Between 1995 and 2004, U.S. taxpayers paid $41.9 billion to U.S. agribusiness, including politically active corporate giants such as Archer Daniels Midland. ADM got $4.5 billion in 2004 alone, according to the farm-subsidy database of the Environmental Working Group. Price-gouging and profiteering, anyone?

Questions about ethanol remain. Tad Patzek, a University of California, Berkeley, engineering professor, published a paper last year saying it takes six units of energy in farming, distillation and transportation to yield one unit of energy produced by ethanol in a car.

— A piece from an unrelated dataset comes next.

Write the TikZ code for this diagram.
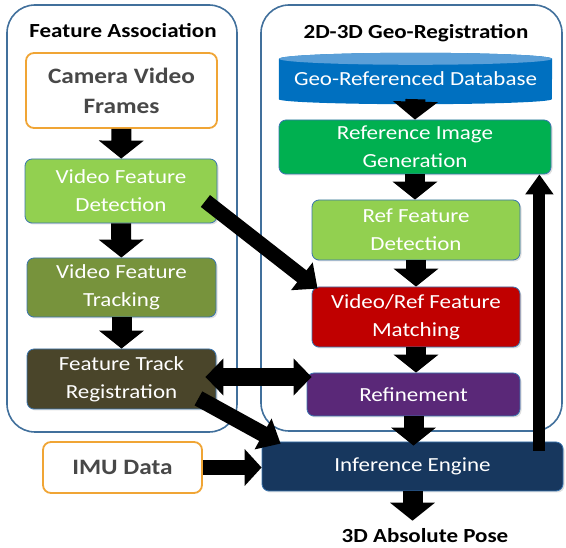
\documentclass[tikz,border=0pt]{standalone}
\usepackage{fontspec}
\setmainfont{Carlito}[FakeStretch=1.15]
\usepackage{tikz}
\usetikzlibrary{arrows.meta,positioning,calc,shadows}

\definecolor{frameblue}{HTML}{41709C}
\definecolor{edgeblue}{HTML}{3A75B0}
\definecolor{srcorange}{HTML}{F0A535}
\definecolor{txtgray}{HTML}{484848}
\definecolor{lightgreen}{HTML}{92D050}
\definecolor{olive}{HTML}{77933C}
\definecolor{darkbrown}{HTML}{4A452A}
\definecolor{dbblue}{HTML}{0070C0}
\definecolor{dbtop}{HTML}{5A9FD8}
\definecolor{gengreen}{HTML}{00B050}
\definecolor{matchred}{HTML}{C00000}
\definecolor{refpurple}{HTML}{5A2878}
\definecolor{navy}{HTML}{17375E}

\begin{document}
\begin{tikzpicture}[x=1pt, y=-1pt,
    group/.style={draw=frameblue, line width=1.6pt, rounded corners=28pt},
    title/.style={font=\fontsize{20}{24}\selectfont\bfseries, text=black},
    source/.style={rectangle, draw=srcorange, fill=white, line width=1.8pt, rounded corners=8pt, align=center, font=\fontsize{22}{30}\selectfont\bfseries, text=txtgray},
    block/.style={rectangle, draw=edgeblue, line width=0.8pt, rounded corners=7pt, align=center, text=white, font=\fontsize{20}{28}\selectfont, drop shadow={opacity=0.25, shadow xshift=1.5pt, shadow yshift=-1.5pt}},
    dbtext/.style={rectangle, minimum width=273, minimum height=40, text=white, font=\fontsize{20}{24}\selectfont},
    arrow/.style={-{Triangle[length=18pt, width=44pt]}, line width=20pt},
    thinarrow/.style={-{Triangle[length=20pt, width=34pt]}, line width=15pt},
    backarrow/.style={-{Triangle[length=20pt, width=27pt]}, line width=12pt},
    twoway/.style={{Triangle[length=18pt, width=36pt]}-{Triangle[length=18pt, width=36pt]}, line width=18pt}
]
    \useasboundingbox (0,0) rectangle (566,548);

    % Group frames
    \draw[group] (7,5) rectangle (237,432);
    \draw[group] (261,5) rectangle (562,431);
    \node[title] (fatitle) at (123,31) {Feature Association};
    \node[title] (grtitle) at (416,33) {2D-3D Geo-Registration};

    % Feature association column
    \node[source, minimum width=191, minimum height=75] (camera) at (121.5,90.5) {Camera Video\\Frames};
    \node[block, fill=lightgreen, minimum width=192, minimum height=64] (vdet) at (121,191) {Video Feature\\Detection};
    \node[block, fill=olive, minimum width=189, minimum height=59] (vtrack) at (121.5,287.5) {Video Feature\\Tracking};
    \node[block, fill=darkbrown, minimum width=189, minimum height=60] (ftreg) at (121.5,379) {Feature Track\\Registration};
    \node[source, minimum width=159, minimum height=51] (imu) at (122.5,467.5) {IMU Data};

    % Geo-registration column
    \node[dbtext] (geodb) at (415.5,79) {};
    \fill[dbblue] (geodb.north west) -- (geodb.south west)
        arc[start angle=180, end angle=0, x radius=136.5, y radius=5]
        -- (geodb.north east)
        arc[start angle=0, end angle=-180, x radius=136.5, y radius=6] -- cycle;
    \fill[dbtop] (geodb.north) ellipse[x radius=136.5, y radius=6];
    \node[dbtext] (geolabel) at (geodb) {Geo-Referenced Database};

    \node[block, fill=gengreen, minimum width=272, minimum height=54] (refgen) at (415,147) {Reference Image\\Generation};
    \node[block, fill=lightgreen, minimum width=208, minimum height=60] (refdet) at (416,230) {Ref Feature\\Detection};
    \node[block, fill=matchred, minimum width=208, minimum height=60] (match) at (416,317) {Video/Ref Feature\\Matching};
    \node[block, fill=refpurple, minimum width=213, minimum height=43] (refine) at (413.5,394.5) {Refinement};
    \node[block, fill=navy, minimum width=301, minimum height=49] (infer) at (412.5,466.5) {Inference Engine};
    \node[title, inner sep=8pt] (pose) at (425,536) {3D Absolute Pose};

    % Flow arrows
    \draw[arrow] (camera) -- (vdet);
    \draw[arrow] (vdet) -- (vtrack);
    \draw[arrow] (vtrack) -- (ftreg);
    \draw[arrow] (geodb.south) -- (refgen.north);
    \draw[arrow] (refgen.south) -- (refgen.south |- refdet.north);
    \draw[arrow] (refdet) -- (match);
    \draw[arrow] (match.south) -- (match.south |- refine.north);
    \draw[arrow] (refine.south) -- ($(refine.south |- infer.north)+(0,4)$);
    \draw[arrow] (infer.south) -- (infer.south |- pose.north);

    % Cross connections
    \draw[thinarrow] ($(vdet.east)+(-12,10)$) -- ($(match.north west)+(6,2)$);
    \draw[thinarrow, line width=16pt] ($(ftreg.south east)+(-18,-11)$) -- ($(infer.north west)+(19,2)$);
    \draw[twoway] ($(ftreg.east)+(-11,-2)$) -- ($(refine.west |- ftreg.east)+(5,-2)$);
    \draw[arrow, line width=15pt, -{Triangle[length=17pt, width=36pt]}] (imu.east) -- (infer.west |- imu.east);

    % Feedback
    \coordinate (fb) at ($(infer.north east)+(-24,9)$);
    \draw[backarrow] (fb) -- (fb |- refgen.south);
\end{tikzpicture}
\end{document}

Ethanol can't be transported by pipeline, but must be carried from distillation plants via truck and railroad, which creates additional energy costs. Ethanol produces only two-thirds the mileage of a gallon of gasoline.
Yet lawmakers are pushing for even more subsidies to sell E85, a mixture of 85% ethanol and 15% gasoline.

The Detroit News recently published a cost-benefit analysis of E85 used by Michigan consumers. It found, among other things, that 1.4 gallons of E85 are needed to drive a car the same distance that one gallon of gasoline will take it.

Ethanol should be allowed to compete as a fuel source on its own merits, without mandates, subsidies and tariffs. If its benefits are as outstanding as advertised, and if there truly is a demand for it, the ethanol industry will flourish.

Meantime, in the absence of free markets and free trade, and as we fuel our cars, the tariff on imported ethanol remains a huge crimp in the hose. Hillary could lead the charge against it, but will she?